(Directive):
The listing below should be printed exactly, every line of it. Skip the pictures.

(Source data):
________________________

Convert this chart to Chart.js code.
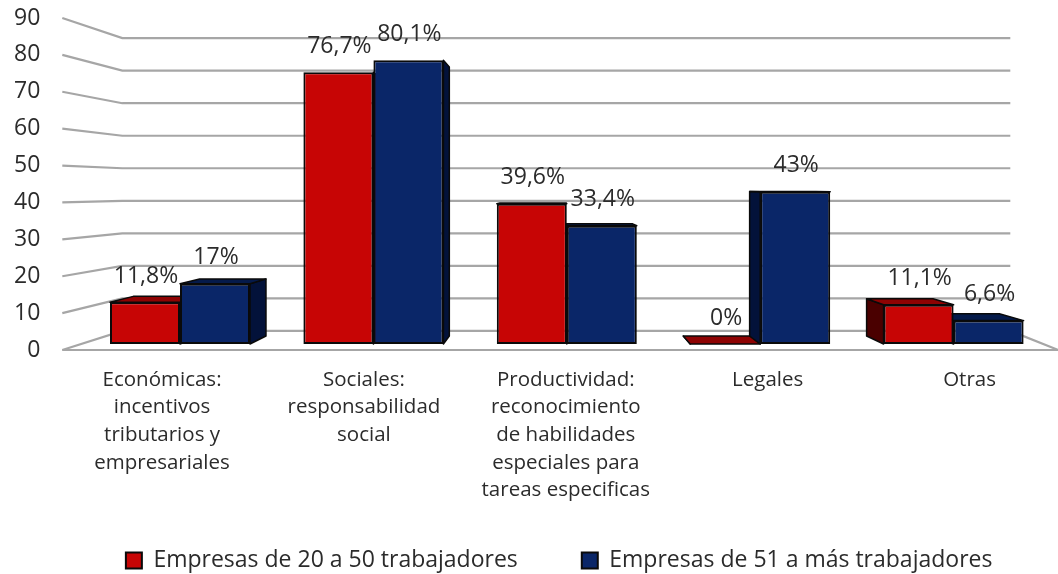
<!DOCTYPE html>
<html>
<head>
<meta charset="utf-8">
<style>
  html, body { margin: 0; padding: 0; background: #fff; }
  canvas { display: block; }
</style>
<script src="https://cdn.jsdelivr.net/npm/chart.js@4"></script>
</head>
<body>
<canvas id="chart" width="1058" height="574"></canvas>
<script>
const categories = [
    ['Económicas:', 'incentivos', 'tributarios y', 'empresariales'],
    ['Sociales:', 'responsabilidad', 'social'],
    ['Productividad:', 'reconocimiento', 'de habilidades', 'especiales para', 'tareas especificas'],
    ['Legales'],
    ['Otras']
];
const small = [11.8, 76.7, 39.6, 0, 11.1];
const large = [17, 80.1, 33.4, 43, 6.6];
const smallName = 'Empresas de 20 a 50 trabajadores';
const largeName = 'Empresas de 51 a más trabajadores';
const wallTicks = [0, 10, 20, 30, 40, 50, 60, 70, 80, 90];

const FONT = '"Open Sans", sans-serif';
const TEXT = '#2b2b2b';
const GRID = '#a6a6a6';

// Where the bar depth runs to
const VP = { x: 557, y: 190, k: 0.052 };
function toBack(x, y) {
    return [x + VP.k * (VP.x - x), y + VP.k * (VP.y - y)];
}

function poly(ctx, pts, fill) {
    ctx.beginPath();
    pts.forEach((p, i) => i ? ctx.lineTo(p[0], p[1]) : ctx.moveTo(p[0], p[1]));
    ctx.closePath();
    ctx.fillStyle = fill;
    ctx.fill();
    ctx.strokeStyle = '#0a0a0a';
    ctx.lineWidth = 1.5;
    ctx.stroke();
}

const wallPlugin = {
    id: 'wall',
    beforeDatasetsDraw(chart) {
        const { ctx, chartArea, scales } = chart;
        const frontL = chartArea.left - 21, backL = chartArea.left + 39;
        const backR = chartArea.right - 40, frontR = chartArea.right + 8;
        ctx.save();
        ctx.strokeStyle = GRID;
        ctx.lineWidth = 2.2;
        wallTicks.forEach(v => {
            const yf = scales.yw.getPixelForValue(v);
            const yb = scales.back.getPixelForValue(v);
            ctx.beginPath();
            ctx.moveTo(frontL, yf);
            ctx.lineTo(backL, yb);
            ctx.lineTo(backR, yb);
            ctx.stroke();
        });
        // floor
        const y0 = scales.yw.getPixelForValue(0);
        const yb0 = scales.back.getPixelForValue(0);
        ctx.beginPath();
        ctx.moveTo(frontL, y0);
        ctx.lineTo(frontR, y0);
        ctx.lineTo(backR, yb0);
        ctx.stroke();
        ctx.restore();

        // sides and tops of the boxes, the fronts are the real bars
        ctx.save();
        ctx.lineJoin = 'round';
        chart.data.datasets.forEach((ds, d) => {
            chart.getDatasetMeta(d).data.forEach(bar => {
                const l = bar.x - bar.width / 2, r = bar.x + bar.width / 2;
                const top = bar.y, bot = bar.base;
                if (r < VP.x) {
                    poly(ctx, [[r, top], toBack(r, top), toBack(r, bot), [r, bot]], ds.sideColor);
                }
                if (l > VP.x) {
                    poly(ctx, [[l, top], toBack(l, top), toBack(l, bot), [l, bot]], ds.sideColor);
                }
                if (top > VP.y) {
                    poly(ctx, [[l, top], toBack(l, top), toBack(r, top), [r, top]], ds.topColor);
                }
            });
        });
        ctx.restore();
    },
    afterDatasetsDraw(chart) {
        const { ctx } = chart;
        ctx.save();
        ctx.font = '23px ' + FONT;
        ctx.fillStyle = TEXT;
        ctx.textAlign = 'center';
        ctx.textBaseline = 'middle';
        chart.data.datasets.forEach((ds, d) => {
            chart.getDatasetMeta(d).data.forEach((bar, i) => {
                const txt = String(ds.data[i]).replace('.', ',') + '%';
                ctx.fillText(txt, bar.x + 1, bar.y - 26);
            });
        });
        ctx.restore();
    },
    afterLayout(chart) {
        // legend sits right of centre and low in the original
        const lg = chart.legend;
        lg.left += 34;
        lg.right += 34;
        lg.top += 8;
        lg.bottom += 8;
        // the long labels run past the axis box, which would clip them
        chart.scales.xl.bottom = chart.height;
    }
};

new Chart(document.getElementById('chart').getContext('2d'), {
    type: 'bar',
    plugins: [wallPlugin],
    data: {
        labels: categories.map(c => c.join(' ')),
        datasets: [
            {
                label: smallName,
                data: small,
                backgroundColor: '#c70505',
                sideColor: '#4a0000',
                topColor: '#8e0303',
                borderColor: '#0a0a0a',
                borderWidth: 2,
                borderSkipped: false
            },
            {
                label: largeName,
                data: large,
                backgroundColor: '#0a2668',
                sideColor: '#03123a',
                topColor: '#051a4a',
                borderColor: '#0a0a0a',
                borderWidth: 2,
                borderSkipped: false
            }
        ]
    },
    options: {
        responsive: false,
        animation: false,
        layout: { padding: { top: 18, right: 7.7, bottom: 0, left: 0 } },
        datasets: { bar: { categoryPercentage: 0.724, barPercentage: 1 } },
        scales: {
            x: { display: false, offset: true, grid: { display: false } },
            // the labels sit on the wider front edge, so they get their own axis
            xl: {
                type: 'linear',
                axis: 'x',
                position: 'bottom',
                offset: false,
                min: -0.39,
                max: 4.4,
                bounds: 'data',
                grid: { display: false, drawTicks: false },
                border: { display: false },
                afterBuildTicks: s => { s.ticks = categories.map((c, i) => ({ value: i })); },
                afterFit: s => { s.height = 127; },
                ticks: {
                    autoSkip: false,
                    maxRotation: 0,
                    padding: 16,
                    color: TEXT,
                    font: { family: FONT, size: 20.5, lineHeight: 1.35 },
                    callback: v => categories[v]
                }
            },
            y: { display: false, min: -1.7, max: 92.05 },
            back: { display: false, axis: 'y', min: -5.88, max: 96.2 },
            yw: {
                axis: 'y',
                position: 'left',
                min: 0,
                max: 90,
                grid: { display: false, drawTicks: false },
                border: { display: false },
                afterFit: s => {
                    s.width = 83.3;
                    s.paddingTop = 0;
                    s.paddingBottom = 0;
                },
                ticks: {
                    stepSize: 10,
                    autoSkip: false,
                    padding: 43,
                    color: TEXT,
                    font: { family: FONT, size: 23 }
                }
            }
        },
        plugins: {
            tooltip: { enabled: false },
            legend: {
                position: 'bottom',
                labels: {
                    boxWidth: 16,
                    boxHeight: 16,
                    padding: 64,
                    color: TEXT,
                    font: { family: FONT, size: 23 }
                }
            }
        }
    }
});
</script>
</body>
</html>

________________________

(Written answer):
Convert this chart to Chart.js code.
<!DOCTYPE html>
<html>
<head>
<meta charset="utf-8">
<style>
  html, body { margin: 0; padding: 0; background: #fff; }
  canvas { display: block; }
</style>
<script src="https://cdn.jsdelivr.net/npm/chart.js@4"></script>
</head>
<body>
<canvas id="chart" width="1058" height="574"></canvas>
<script>
const categories = [
    ['Económicas:', 'incentivos', 'tributarios y', 'empresariales'],
    ['Sociales:', 'responsabilidad', 'social'],
    ['Productividad:', 'reconocimiento', 'de habilidades', 'especiales para', 'tareas especificas'],
    ['Legales'],
    ['Otras']
];
const small = [11.8, 76.7, 39.6, 0, 11.1];
const large = [17, 80.1, 33.4, 43, 6.6];
const smallName = 'Empresas de 20 a 50 trabajadores';
const largeName = 'Empresas de 51 a más trabajadores';
const wallTicks = [0, 10, 20, 30, 40, 50, 60, 70, 80, 90];

const FONT = '"Open Sans", sans-serif';
const TEXT = '#2b2b2b';
const GRID = '#a6a6a6';

// Where the bar depth runs to
const VP = { x: 557, y: 190, k: 0.052 };
function toBack(x, y) {
    return [x + VP.k * (VP.x - x), y + VP.k * (VP.y - y)];
}

function poly(ctx, pts, fill) {
    ctx.beginPath();
    pts.forEach((p, i) => i ? ctx.lineTo(p[0], p[1]) : ctx.moveTo(p[0], p[1]));
    ctx.closePath();
    ctx.fillStyle = fill;
    ctx.fill();
    ctx.strokeStyle = '#0a0a0a';
    ctx.lineWidth = 1.5;
    ctx.stroke();
}

const wallPlugin = {
    id: 'wall',
    beforeDatasetsDraw(chart) {
        const { ctx, chartArea, scales } = chart;
        const frontL = chartArea.left - 21, backL = chartArea.left + 39;
        const backR = chartArea.right - 40, frontR = chartArea.right + 8;
        ctx.save();
        ctx.strokeStyle = GRID;
        ctx.lineWidth = 2.2;
        wallTicks.forEach(v => {
            const yf = scales.yw.getPixelForValue(v);
            const yb = scales.back.getPixelForValue(v);
            ctx.beginPath();
            ctx.moveTo(frontL, yf);
            ctx.lineTo(backL, yb);
            ctx.lineTo(backR, yb);
            ctx.stroke();
        });
        // floor
        const y0 = scales.yw.getPixelForValue(0);
        const yb0 = scales.back.getPixelForValue(0);
        ctx.beginPath();
        ctx.moveTo(frontL, y0);
        ctx.lineTo(frontR, y0);
        ctx.lineTo(backR, yb0);
        ctx.stroke();
        ctx.restore();

        // sides and tops of the boxes, the fronts are the real bars
        ctx.save();
        ctx.lineJoin = 'round';
        chart.data.datasets.forEach((ds, d) => {
            chart.getDatasetMeta(d).data.forEach(bar => {
                const l = bar.x - bar.width / 2, r = bar.x + bar.width / 2;
                const top = bar.y, bot = bar.base;
                if (r < VP.x) {
                    poly(ctx, [[r, top], toBack(r, top), toBack(r, bot), [r, bot]], ds.sideColor);
                }
                if (l > VP.x) {
                    poly(ctx, [[l, top], toBack(l, top), toBack(l, bot), [l, bot]], ds.sideColor);
                }
                if (top > VP.y) {
                    poly(ctx, [[l, top], toBack(l, top), toBack(r, top), [r, top]], ds.topColor);
                }
            });
        });
        ctx.restore();
    },
    afterDatasetsDraw(chart) {
        const { ctx } = chart;
        ctx.save();
        ctx.font = '23px ' + FONT;
        ctx.fillStyle = TEXT;
        ctx.textAlign = 'center';
        ctx.textBaseline = 'middle';
        chart.data.datasets.forEach((ds, d) => {
            chart.getDatasetMeta(d).data.forEach((bar, i) => {
                const txt = String(ds.data[i]).replace('.', ',') + '%';
                ctx.fillText(txt, bar.x + 1, bar.y - 26);
            });
        });
        ctx.restore();
    },
    afterLayout(chart) {
        // legend sits right of centre and low in the original
        const lg = chart.legend;
        lg.left += 34;
        lg.right += 34;
        lg.top += 8;
        lg.bottom += 8;
        // the long labels run past the axis box, which would clip them
        chart.scales.xl.bottom = chart.height;
    }
};

new Chart(document.getElementById('chart').getContext('2d'), {
    type: 'bar',
    plugins: [wallPlugin],
    data: {
        labels: categories.map(c => c.join(' ')),
        datasets: [
            {
                label: smallName,
                data: small,
                backgroundColor: '#c70505',
                sideColor: '#4a0000',
                topColor: '#8e0303',
                borderColor: '#0a0a0a',
                borderWidth: 2,
                borderSkipped: false
            },
            {
                label: largeName,
                data: large,
                backgroundColor: '#0a2668',
                sideColor: '#03123a',
                topColor: '#051a4a',
                borderColor: '#0a0a0a',
                borderWidth: 2,
                borderSkipped: false
            }
        ]
    },
    options: {
        responsive: false,
        animation: false,
        layout: { padding: { top: 18, right: 7.7, bottom: 0, left: 0 } },
        datasets: { bar: { categoryPercentage: 0.724, barPercentage: 1 } },
        scales: {
            x: { display: false, offset: true, grid: { display: false } },
            // the labels sit on the wider front edge, so they get their own axis
            xl: {
                type: 'linear',
                axis: 'x',
                position: 'bottom',
                offset: false,
                min: -0.39,
                max: 4.4,
                bounds: 'data',
                grid: { display: false, drawTicks: false },
                border: { display: false },
                afterBuildTicks: s => { s.ticks = categories.map((c, i) => ({ value: i })); },
                afterFit: s => { s.height = 127; },
                ticks: {
                    autoSkip: false,
                    maxRotation: 0,
                    padding: 16,
                    color: TEXT,
                    font: { family: FONT, size: 20.5, lineHeight: 1.35 },
                    callback: v => categories[v]
                }
            },
            y: { display: false, min: -1.7, max: 92.05 },
            back: { display: false, axis: 'y', min: -5.88, max: 96.2 },
            yw: {
                axis: 'y',
                position: 'left',
                min: 0,
                max: 90,
                grid: { display: false, drawTicks: false },
                border: { display: false },
                afterFit: s => {
                    s.width = 83.3;
                    s.paddingTop = 0;
                    s.paddingBottom = 0;
                },
                ticks: {
                    stepSize: 10,
                    autoSkip: false,
                    padding: 43,
                    color: TEXT,
                    font: { family: FONT, size: 23 }
                }
            }
        },
        plugins: {
            tooltip: { enabled: false },
            legend: {
                position: 'bottom',
                labels: {
                    boxWidth: 16,
                    boxHeight: 16,
                    padding: 64,
                    color: TEXT,
                    font: { family: FONT, size: 23 }
                }
            }
        }
    }
});
</script>
</body>
</html>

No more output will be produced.